Natural gas and oil production is vulnerable to decreasing water availability and operations in Arctic Alaska to thawing permafrost, both of which are potential impacts of climate change, according to a report issued Thursday by the U.S. Department of Energy (DOE).

“Increasing temperatures, decreasing water availability, more intense storm events, and sea level rise will each independently, and in some cases in combination, affect the ability of the United States to produce and transmit electricity from fossil, nuclear, and existing and emerging renewable energy sources,” said the 83-page “U.S. Energy Sector Vulnerabilities to Climate Change and Extreme Weather” report. “These changes are also projected to affect the nation’s demand for energy and it’s ability to access, produce, and distribute oil and natural gas.”

Annual temperatures across the United States have increased by about 1.5 degrees over the last century, and 2012 was both the warmest year on record in the contiguous United States and saw the hottest month since the country started keeping records in 1895.

Such climate change could leave oil and gas production “vulnerable to decreasing water availability given the volumes of water required for enhanced oil recovery, hydraulic fracturing and refining,” DOE said. In addition, fuel transportation by rail and barge “is susceptible to increased interruption and delay during more frequent periods of drought and flooding,” and thermoelectric power generation facilities are at risk from decreasing water availability and increasing ambient air and water temperatures.”

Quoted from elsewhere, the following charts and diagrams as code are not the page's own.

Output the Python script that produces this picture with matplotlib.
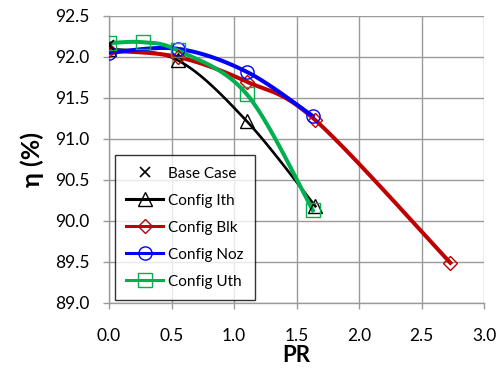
import numpy as np
import matplotlib
matplotlib.use("Agg")
import matplotlib.pyplot as plt
from matplotlib.lines import Line2D

plt.rcParams['font.family'] = ['Lato', 'DejaVu Sans']

# Efficiency vs pressure ratio for each configuration
base_x = [0.0]
base_y = [92.15]

ith_x = [0.0, 0.55, 1.10, 1.65]
ith_y = [92.10, 91.96, 91.22, 90.18]

blk_x = [0.0, 0.55, 1.10, 1.65, 2.73]
blk_y = [92.08, 92.00, 91.70, 91.23, 89.49]

noz_x = [0.0, 0.55, 1.10, 1.63]
noz_y = [92.05, 92.10, 91.82, 91.28]

uth_x = [0.0, 0.27, 0.55, 1.10, 1.63]
uth_y = [92.17, 92.18, 92.08, 91.55, 90.13]

x_ticks = [0.0, 0.5, 1.0, 1.5, 2.0, 2.5, 3.0]
y_ticks = [89.0, 89.5, 90.0, 90.5, 91.0, 91.5, 92.0, 92.5]


def smooth(xs, ys, n=40, tension=1/6):
    """Smoothed curve through the points using cubic Bezier segments."""
    p = np.column_stack([xs, ys]).astype(float)
    if len(p) < 3:
        return p[:, 0], p[:, 1]
    out = []
    for i in range(len(p) - 1):
        p0 = p[i - 1] if i > 0 else p[i]
        p1 = p[i]
        p2 = p[i + 1]
        p3 = p[i + 2] if i + 2 < len(p) else p[i + 1]
        c1 = p1 + (p2 - p0) * tension
        c2 = p2 - (p3 - p1) * tension
        t = np.linspace(0, 1, n)[:, None]
        seg = ((1 - t) ** 3) * p1 + 3 * ((1 - t) ** 2) * t * c1 + 3 * (1 - t) * t ** 2 * c2 + t ** 3 * p2
        out.append(seg if i == 0 else seg[1:])
    out = np.vstack(out)
    return out[:, 0], out[:, 1]


fig = plt.figure(figsize=(4.96, 3.72), dpi=100)
ax = fig.add_axes([0.2198, 0.1855, 0.7562, 0.7715])

series = [
    ("Config Ith", ith_x, ith_y, "black", "^", 9.5, 1.9),
    ("Config Blk", blk_x, blk_y, "#C00000", "D", 7, 2.9),
    ("Config Noz", noz_x, noz_y, "#0000FF", "o", 9.5, 2.9),
    ("Config Uth", uth_x, uth_y, "#00B050", "s", 9.5, 2.9),
]

handles = [Line2D([], [], color="black", marker="x", linestyle="none",
                  markersize=7.5, markeredgewidth=1.2, label="Base Case")]
ax.plot(base_x, base_y, linestyle="none", marker="x", color="black",
        markersize=7.5, markeredgewidth=1.2, zorder=6)

for name, xs, ys, col, mk, ms, lw in series:
    sx, sy = smooth(xs, ys)
    ax.plot(sx, sy, color=col, linewidth=lw, zorder=3)
    ax.plot(xs, ys, linestyle="none", marker=mk, markersize=ms,
            markerfacecolor="none", markeredgecolor=col, markeredgewidth=1.0, zorder=5)
    handles.append(Line2D([], [], color=col, linewidth=2.2, marker=mk, markersize=ms,
                          markerfacecolor="none", markeredgecolor=col,
                          markeredgewidth=1.0, label=name))

ax.set_xlim(0, 3.0)
ax.set_ylim(89.0, 92.5)
ax.set_xticks(x_ticks)
ax.set_yticks(y_ticks)
ax.set_xticklabels([f"{v:.1f}" for v in x_ticks], fontsize=12.5)
ax.set_yticklabels([f"{v:.1f}" for v in y_ticks], fontsize=12.5)
ax.grid(True, color="#9A9A9A", linewidth=1.0, zorder=0)
ax.set_axisbelow(True)
for s in ("top", "right"):
    ax.spines[s].set_visible(False)
for s in ("left", "bottom"):
    ax.spines[s].set_color("#9A9A9A")
    ax.spines[s].set_linewidth(1.0)
ax.tick_params(axis="both", direction="out", length=4, color="#9A9A9A", width=1.0)
ax.tick_params(axis="x", pad=14)
ax.tick_params(axis="y", pad=10)

ax.set_xlabel("PR", fontsize=16, fontweight="bold", labelpad=1)
ax.set_ylabel("η (%)", fontsize=18, fontweight="bold", labelpad=8)

leg = ax.legend(handles=handles, loc="lower left", bbox_to_anchor=(0.016, 0.0105),
                fontsize=11, frameon=True, fancybox=False, edgecolor="black",
                handlelength=2.4, handletextpad=0.3, labelspacing=0.85,
                borderpad=0.75, borderaxespad=0.0)
leg.get_frame().set_linewidth(1.0)
leg.set_zorder(4)

fig.savefig("out.png", dpi=100, facecolor="white")
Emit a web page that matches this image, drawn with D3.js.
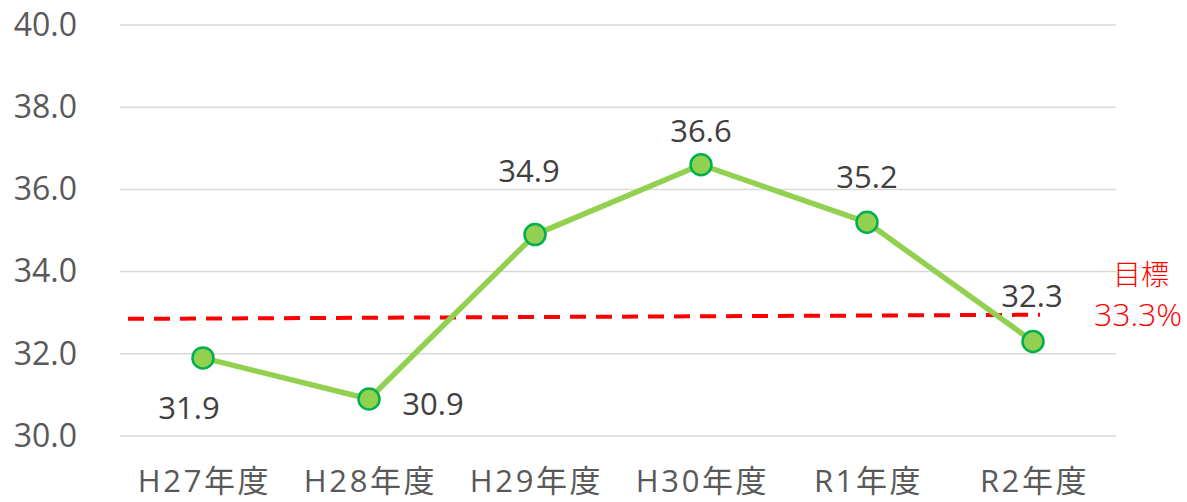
<!DOCTYPE html>
<html><head><meta charset="utf-8">
<script src="https://cdn.jsdelivr.net/npm/d3@7"></script>
<style>
body{margin:0;background:#fff;}
text{font-family:"Open Sans","Noto Sans CJK JP",sans-serif;}
</style></head>
<body><svg id="c" width="1187" height="502"></svg>
<script>
const categories = ["H27年度","H28年度","H29年度","H30年度","R1年度","R2年度"];
const values = [31.9, 30.9, 34.9, 36.6, 35.2, 32.3];
const yTicks = [30, 32, 34, 36, 38, 40];
const targetLine = [32.85, 32.95];
const targetLabel = ["目標", "33.3%"];
// label offsets relative to marker (layout only)
const labelDX = [-14, 64, -6, 0, 0, -1];
const labelDY = [49, 4, -65, -35, -46, -46];

const svg = d3.select("#c");
const x = d3.scaleBand().domain(categories).range([120, 1116]);
const y = d3.scaleLinear().domain([30, 40]).range([436, 25]);
const cx = d => x(d) + x.bandwidth()/2;

// gridlines
svg.append("g").selectAll("line").data(yTicks).join("line")
  .attr("x1", 120).attr("x2", 1116)
  .attr("y1", d => y(d)).attr("y2", d => y(d))
  .attr("stroke", "#D9D9D9").attr("stroke-width", 1.5);

// y axis labels
const yAxis = d3.axisLeft(y).tickValues(yTicks).tickFormat(d3.format(".1f")).tickSize(0).tickPadding(0);
const ga = svg.append("g").attr("transform", "translate(77,0)").call(yAxis);
ga.select(".domain").remove();
ga.selectAll("text").attr("font-size", 32).attr("fill", "#595959")
  .attr("font-family", "'Open Sans',sans-serif");

// x axis labels
const xAxis = d3.axisBottom(x).tickSize(0).tickPadding(0);
const gx = svg.append("g").attr("transform", "translate(0,480)").call(xAxis);
gx.select(".domain").remove();
gx.selectAll("text").attr("font-size", 31).attr("fill", "#595959")
  .attr("y", 0).attr("dy", null).attr("x", 1.5)
  .attr("dominant-baseline", "central")
  .attr("letter-spacing", "2.6px")
  .attr("font-family", "'Noto Sans CJK JP',sans-serif");

// target dashed line
svg.append("line")
  .attr("x1", 128).attr("x2", 1040)
  .attr("y1", y(targetLine[0])).attr("y2", y(targetLine[1]))
  .attr("stroke", "#FF0000").attr("stroke-width", 4)
  .attr("stroke-dasharray", "16,10");

// series line
const line = d3.line().x((d,i) => cx(categories[i])).y(d => y(d));
svg.append("path").datum(values).attr("d", line)
  .attr("fill", "none").attr("stroke", "#92D050").attr("stroke-width", 5.5)
  .attr("stroke-linejoin", "round");

// markers
svg.append("g").selectAll("circle").data(values).join("circle")
  .attr("cx", (d,i) => cx(categories[i])).attr("cy", d => y(d))
  .attr("r", 10.5).attr("fill", "#92D050").attr("stroke", "#00B050").attr("stroke-width", 2.5);

// data labels
svg.append("g").selectAll("text").data(values).join("text")
  .attr("x", (d,i) => cx(categories[i]) + labelDX[i])
  .attr("y", (d,i) => y(d) + labelDY[i])
  .attr("text-anchor", "middle")
  .attr("dominant-baseline", "central")
  .attr("font-size", 31).attr("fill", "#404040")
  .text(d => d3.format(".1f")(d));

// target label
svg.append("g").selectAll("text").data(targetLabel).join("text")
  .attr("x", (d,i) => i === 0 ? 1141 : 1138).attr("y", (d,i) => i === 0 ? 274 : 313)
  .attr("text-anchor", "middle").attr("dominant-baseline", "central")
  .attr("font-size", (d,i) => i === 0 ? 28 : 32)
  .attr("font-weight", 300)
  .attr("fill", "#FF0000")
  .attr("font-family", "'Noto Sans CJK JP',sans-serif")
  .text(d => d);
</script></body></html>
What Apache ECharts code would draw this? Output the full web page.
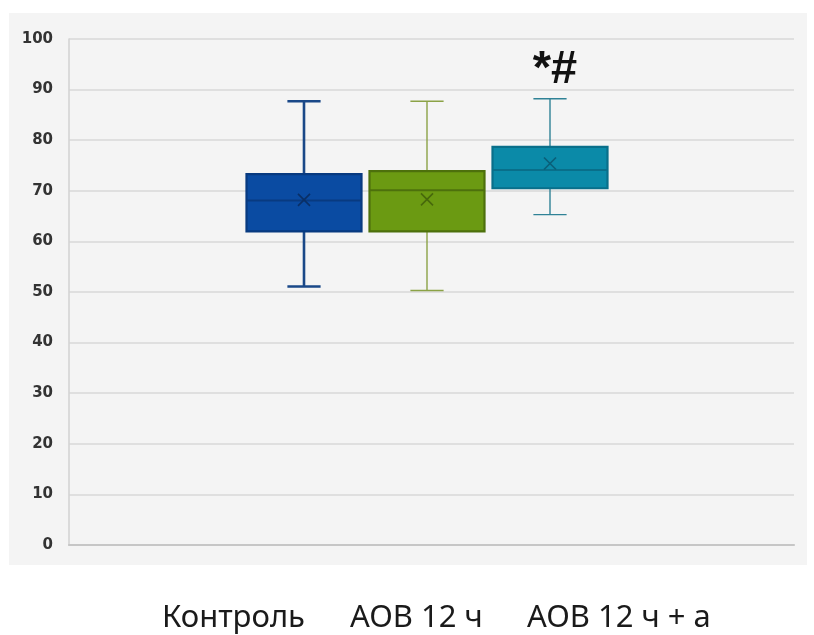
<!DOCTYPE html>
<html>
<head>
<meta charset="utf-8">
<script src="https://cdn.jsdelivr.net/npm/echarts@6/dist/echarts.min.js"></script>
<style>
  html, body { margin: 0; padding: 0; background: #ffffff; }
  #chart { width: 814px; height: 635px; }
</style>
</head>
<body>
<div id="chart"></div>
<script>
// Groups and their five-number summaries (plus mean)
const categories   = ['Контроль', 'АОВ 12 ч', 'АОВ 12 ч + а'];
const minValues    = [51.1, 50.3, 65.3];
const q1Values     = [62.0, 62.0, 70.5];
const medianValues = [68.1, 70.1, 74.1];
const q3Values     = [73.3, 73.9, 78.7];
const maxValues    = [87.7, 87.7, 88.2];
const meanValues   = [68.2, 68.3, 75.4];
const markers      = ['', '', '*#'];
const yTicks       = [0, 10, 20, 30, 40, 50, 60, 70, 80, 90, 100];

// Per-group styling
const fillColors    = ['#0a4ba2', '#6b9a12', '#0b8aa8'];
const borderColors  = ['#083a80', '#4d700c', '#096f8a'];
const whiskerColors = ['#1a4888', '#8ba246', '#2f8296'];
const whiskerWidths = [2.6, 1.4, 1.4];
const meanColors    = ['#0a2f66', '#47680c', '#0a5f78'];

const chart = echarts.init(document.getElementById('chart'));

const boxData = categories.map((c, i) => [
  i, minValues[i], q1Values[i], medianValues[i], q3Values[i], maxValues[i], meanValues[i]
]);

function renderBox(params, api) {
  const i = params.dataIndex;
  const x = api.value(0);
  const pMin = api.coord([x, api.value(1)]);
  const pQ1 = api.coord([x, api.value(2)]);
  const pMed = api.coord([x, api.value(3)]);
  const pQ3 = api.coord([x, api.value(4)]);
  const pMax = api.coord([x, api.value(5)]);
  const pMean = api.coord([x, api.value(6)]);
  const band = api.size([1, 0])[0];
  const boxW = band * 0.935;
  const capW = band * 0.27;
  const cx = pMed[0];
  const wStyle = { stroke: whiskerColors[i], lineWidth: whiskerWidths[i], fill: null };
  const m = 6;
  const children = [
    { type: 'line', shape: { x1: cx, y1: pQ3[1], x2: cx, y2: pMax[1] }, style: wStyle },
    { type: 'line', shape: { x1: cx, y1: pQ1[1], x2: cx, y2: pMin[1] }, style: wStyle },
    { type: 'line', shape: { x1: cx - capW / 2, y1: pMax[1], x2: cx + capW / 2, y2: pMax[1] }, style: wStyle },
    { type: 'line', shape: { x1: cx - capW / 2, y1: pMin[1], x2: cx + capW / 2, y2: pMin[1] }, style: wStyle },
    { type: 'rect', shape: { x: cx - boxW / 2, y: pQ3[1], width: boxW, height: pQ1[1] - pQ3[1] },
      style: { fill: fillColors[i], stroke: borderColors[i], lineWidth: 2.2 } },
    { type: 'line', shape: { x1: cx - boxW / 2, y1: pMed[1], x2: cx + boxW / 2, y2: pMed[1] },
      style: { stroke: borderColors[i], lineWidth: 2 } },
    { type: 'line', shape: { x1: cx - m, y1: pMean[1] - m, x2: cx + m, y2: pMean[1] + m },
      style: { stroke: meanColors[i], lineWidth: 1.6 } },
    { type: 'line', shape: { x1: cx - m, y1: pMean[1] + m, x2: cx + m, y2: pMean[1] - m },
      style: { stroke: meanColors[i], lineWidth: 1.6 } }
  ];
  if (markers[i]) {
    children.push({
      type: 'text',
      style: {
        text: markers[i], x: cx + 5, y: pMax[1] - 5,
        align: 'center', verticalAlign: 'bottom',
        font: 'bold 47px "Liberation Sans", sans-serif', fill: '#111111'
      }
    });
  }
  return { type: 'group', children: children };
}

const labelFont = '31px "Noto Sans", sans-serif';
const labelLeft = [162, 350, 527];

chart.setOption({
  animation: false,
  backgroundColor: '#ffffff',
  graphic: [
    { type: 'rect', z: -10, shape: { x: 9, y: 13, width: 798, height: 552 },
      style: { fill: '#f4f4f4' } }
  ].concat(categories.map((c, i) => ({
    type: 'text', left: labelLeft[i], top: 603,
    style: { text: c, font: labelFont, fill: '#1a1a1a' }
  }))),
  grid: [
    { left: 69, right: 20, top: 39, bottom: 90 },
    { left: 242.5, right: 202.5, top: 39, bottom: 90 }
  ],
  xAxis: [
    { type: 'category', gridIndex: 0, data: [''],
      axisLine: { show: true, lineStyle: { color: '#c6c6c6', width: 2.2 } },
      axisTick: { show: false }, axisLabel: { show: false }, splitLine: { show: false } },
    { type: 'category', gridIndex: 1, data: categories,
      axisLine: { show: false }, axisTick: { show: false }, axisLabel: { show: false }, splitLine: { show: false } }
  ],
  yAxis: [
    { type: 'value', gridIndex: 0, min: 0, max: 100, interval: 10,
      axisLine: { show: true, lineStyle: { color: '#d4d4d4', width: 1.6 } },
      axisTick: { show: false },
      axisLabel: { margin: 16, color: '#333333', fontFamily: 'DejaVu Sans', fontWeight: 'bold', fontSize: 15,
        formatter: v => (yTicks.indexOf(v) >= 0 ? String(v) : '') },
      splitLine: { show: true, lineStyle: { color: '#d9d9d9', width: 1.6 } } },
    { type: 'value', gridIndex: 1, min: 0, max: 100, show: false, splitLine: { show: false } }
  ],
  series: [
    { type: 'custom', xAxisIndex: 1, yAxisIndex: 1, renderItem: renderBox,
      encode: { x: 0, y: [1, 2, 3, 4, 5, 6] }, data: boxData, z: 5 }
  ]
});
</script>
</body>
</html>
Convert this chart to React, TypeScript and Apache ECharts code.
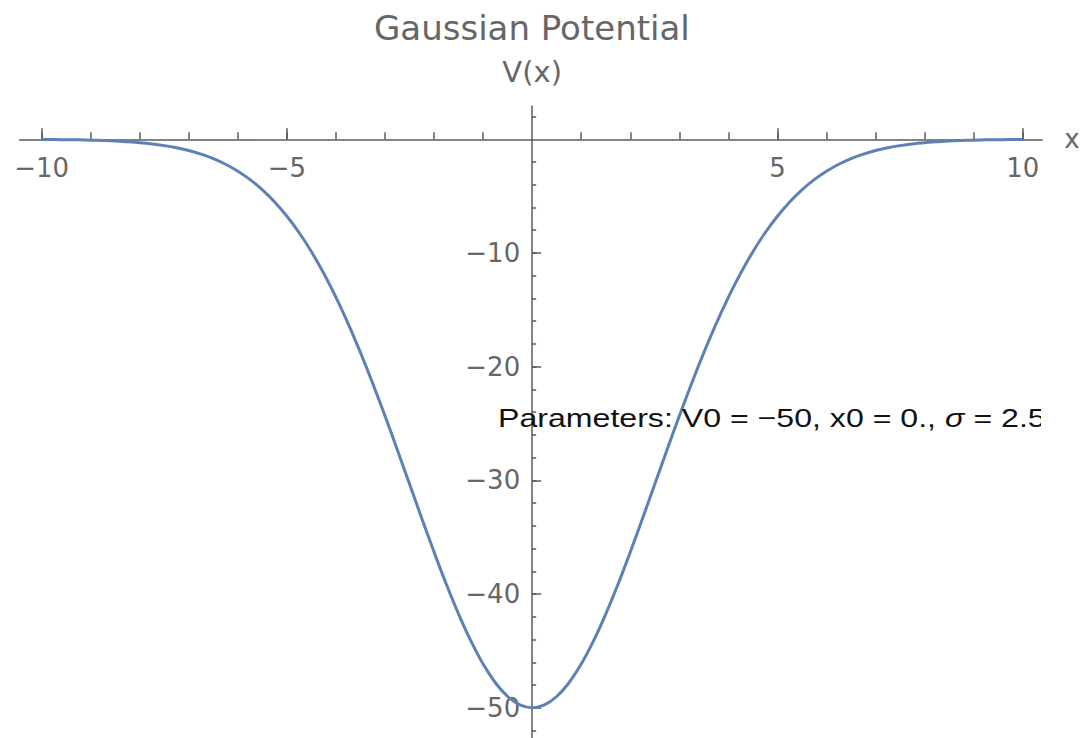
import React, { useEffect, useRef } from "react";
import * as echarts from "echarts";

// Data
const X_VALUES = [
  -10, -9.75, -9.5, -9.25, -9, -8.75, -8.5, -8.25, -8, -7.75, -7.5, -7.25, -7, -6.75, -6.5, -6.25, -6,
  -5.75, -5.5, -5.25, -5, -4.75, -4.5, -4.25, -4, -3.75, -3.5, -3.25, -3, -2.75, -2.5, -2.25, -2, -1.75,
  -1.5, -1.25, -1, -0.75, -0.5, -0.25, 0, 0.25, 0.5, 0.75, 1, 1.25, 1.5, 1.75, 2, 2.25, 2.5, 2.75, 3,
  3.25, 3.5, 3.75, 4, 4.25, 4.5, 4.75, 5, 5.25, 5.5, 5.75, 6, 6.25, 6.5, 6.75, 7, 7.25, 7.5, 7.75, 8,
  8.25, 8.5, 8.75, 9, 9.25, 9.5, 9.75, 10,
];
const V_VALUES = [
  -0.02, -0.02, -0.04, -0.05, -0.08, -0.11, -0.15, -0.22, -0.3, -0.41, -0.56, -0.75, -0.99, -1.31, -1.7,
  -2.2, -2.81, -3.55, -4.45, -5.51, -6.77, -8.22, -9.89, -11.79, -13.9, -16.23, -18.77, -21.48, -24.34,
  -27.3, -30.33, -33.35, -36.31, -39.14, -41.76, -44.12, -46.16, -47.8, -49.01, -49.75, -50, -49.75,
  -49.01, -47.8, -46.16, -44.12, -41.76, -39.14, -36.31, -33.35, -30.33, -27.3, -24.34, -21.48, -18.77,
  -16.23, -13.9, -11.79, -9.89, -8.22, -6.77, -5.51, -4.45, -3.55, -2.81, -2.2, -1.7, -1.31, -0.99,
  -0.75, -0.56, -0.41, -0.3, -0.22, -0.15, -0.11, -0.08, -0.05, -0.04, -0.02, -0.02,
];
const X_MINOR_TICKS = [-10, -9, -8, -7, -6, -5, -4, -3, -2, -1, 1, 2, 3, 4, 5, 6, 7, 8, 9, 10];
const X_MAJOR_TICKS = [-10, -5, 5, 10];
const X_TICK_LABELS = [-10, -5, 5, 10];
const Y_MINOR_TICKS = [-52, -50, -48, -46, -44, -42, -40, -38, -36, -34, -32, -30, -28, -26, -24, -22, -20, -18, -16, -14, -12, -10, -8, -6, -4, -2, 2];
const Y_MAJOR_TICKS = [-50, -40, -30, -20, -10];
const Y_TICK_LABELS = [-50, -40, -30, -20, -10];

const TITLE = "Gaussian Potential";
const Y_NAME = "V(x)";
const X_NAME = "x";
const PARAMS = "Parameters: V0 = \u221250, x0 = 0., {i|\u03c3} = 2.5";

const FONT = "DejaVu Sans";
const GRAY = "#666666";
const AXIS = "#5a5a5a";

const fmt = (v: number) => String(v).replace("-", "\u2212");

export default function App() {
  const ref = useRef<HTMLDivElement>(null);
  useEffect(() => {
    document.body.style.margin = "0";
    if (!ref.current) return;
    const chart = echarts.init(ref.current, undefined, { renderer: "svg" });
    const W = 1083;
    const H = 738;
    const xMin = -10.45;
    const xMax = 10.4;
    const yMin = -52.66;
    const yMax = 2.9;
    const gLeft = 19.6;
    const gRight = 40.7;
    const gTop = 106.3;
    const gBottom = 0;
    const gW = W - gLeft - gRight;
    const gH = H - gTop - gBottom;
    const zeroY = gTop + (yMax / (yMax - yMin)) * gH;
    const zeroX = gLeft + (-xMin / (xMax - xMin)) * gW;
    const xOffset = -(H - gBottom - zeroY);
    const yOffset = -(zeroX - gLeft);

    const xBase = {
      type: "value",
      min: xMin,
      max: xMax,
      position: "bottom",
      offset: xOffset,
      splitLine: { show: false },
    };
    const yBase = {
      type: "value",
      min: yMin,
      max: yMax,
      position: "left",
      offset: yOffset,
      splitLine: { show: false },
    };
    const option: any = {
      animation: false,
      backgroundColor: "#ffffff",
      title: {
        text: TITLE,
        left: 369,
        top: 6,
        textStyle: { fontFamily: FONT, fontSize: 34, fontWeight: "normal", color: GRAY },
      },
      grid: {
        left: gLeft,
        right: gRight,
        top: gTop,
        bottom: gBottom,
        containLabel: false,
        outerBoundsMode: "none",
      },
      xAxis: [
        {
          ...xBase,
          name: X_NAME,
          nameLocation: "end",
          nameGap: 22,
          nameTextStyle: { fontFamily: FONT, fontSize: 26, color: GRAY, verticalAlign: "middle" },
          axisLine: { show: true, onZero: false, lineStyle: { color: AXIS, width: 1.5 } },
          axisTick: { show: true, inside: true, length: 7, customValues: X_MINOR_TICKS, lineStyle: { color: AXIS, width: 1.5 } },
          axisLabel: {
            show: true,
            customValues: X_TICK_LABELS,
            margin: 16,
            fontFamily: FONT,
            fontSize: 26,
            color: GRAY,
            formatter: fmt,
          },
        },
        {
          ...xBase,
          axisLine: { show: false, onZero: false },
          axisTick: { show: true, inside: true, length: 11, customValues: X_MAJOR_TICKS, lineStyle: { color: AXIS, width: 1.5 } },
          axisLabel: { show: false },
        },
      ],
      yAxis: [
        {
          ...yBase,
          name: Y_NAME,
          nameLocation: "end",
          nameGap: 20,
          nameTextStyle: { fontFamily: FONT, fontSize: 29, color: GRAY, align: "center" },
          axisLine: { show: true, onZero: false, lineStyle: { color: AXIS, width: 1.5 } },
          axisTick: { show: true, inside: true, length: 4, customValues: Y_MINOR_TICKS, lineStyle: { color: AXIS, width: 1.5 } },
          axisLabel: {
            show: true,
            customValues: Y_TICK_LABELS,
            margin: 12,
            fontFamily: FONT,
            fontSize: 26,
            color: GRAY,
            formatter: fmt,
          },
        },
        {
          ...yBase,
          axisLine: { show: false, onZero: false },
          axisTick: { show: true, inside: true, length: 9, customValues: Y_MAJOR_TICKS, lineStyle: { color: AXIS, width: 1.5 } },
          axisLabel: { show: false },
        },
      ],
      series: [
        {
          type: "line",
          xAxisIndex: 0,
          yAxisIndex: 0,
          data: X_VALUES.map((x, i) => [x, V_VALUES[i]]),
          smooth: 0.3,
          symbol: "none",
          lineStyle: { color: "#5E81B5", width: 3 },
          z: 3,
        },
      ],
      graphic: [
        {
          type: "text",
          x: 498,
          y: 418,
          scaleX: 1.235,
          z: 10,
          style: {
            text: PARAMS,
            fontFamily: "Liberation Sans",
            fontSize: 26,
            fill: "#111111",
            verticalAlign: "middle",
            rich: {
              i: { fontFamily: "Liberation Sans", fontSize: 26, fontStyle: "italic", fill: "#111111" },
            },
          },
        },
        {
          type: "rect",
          z: 11,
          shape: { x: 1041, y: 398, width: 42, height: 40 },
          style: { fill: "#ffffff" },
        },
      ],
    };
    chart.setOption(option);
    return () => chart.dispose();
  }, []);
  return <div ref={ref} style={{ width: 1083, height: 738 }} />;
}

DOE also found that thawing permafrost in Arctic Alaska could “cause damage to existing infrastructure and restrict seasonal access” for onshore oil and gas operations. At the same time, offshore operations could benefit from a longer sea ice-free season.

Other implications of climate change identified in the report include increased demand for electricity for cooling and decreased demand for natural gas and fuel oil for heating; increased risk to energy infrastructure located along coastlines from sea level rise and increasing intensity of storms; less reliable electricity transmission and distribution systems due to higher ambient air temperatures; and changes to the productivity of renewable energy sources, particularly hydropower, bioenergy and concentrating solar power, due to changing precipitation patterns, droughts and rising temperatures.

But it isn’t all bad news, according to DOE.

“While it is expected that climate change will, on balance, create more challenges and costs for the energy sector, there are potential benefits to the energy sector as well. Examples include reduced average heating loads during the winter in parts of the United States, such as New England, and the opening of new regions to offshore oil and gas exploration due to shrinking sea ice cover in the Arctic.”

Federal, state and local governments and the private sector have already begun to address the threat of climate change, but “the pace, scale, and scope of combined public and private efforts to improve the climate preparedness and resilience of the energy sector will need to increase, given the challenges identified,” said the report.

Water-efficient technologies for fuels production and hardening of existing facilities and structures, including oil and gas platforms, to help them survive wildfires, storms, floods and sea level rises, are among the future technology needs identified by DOE.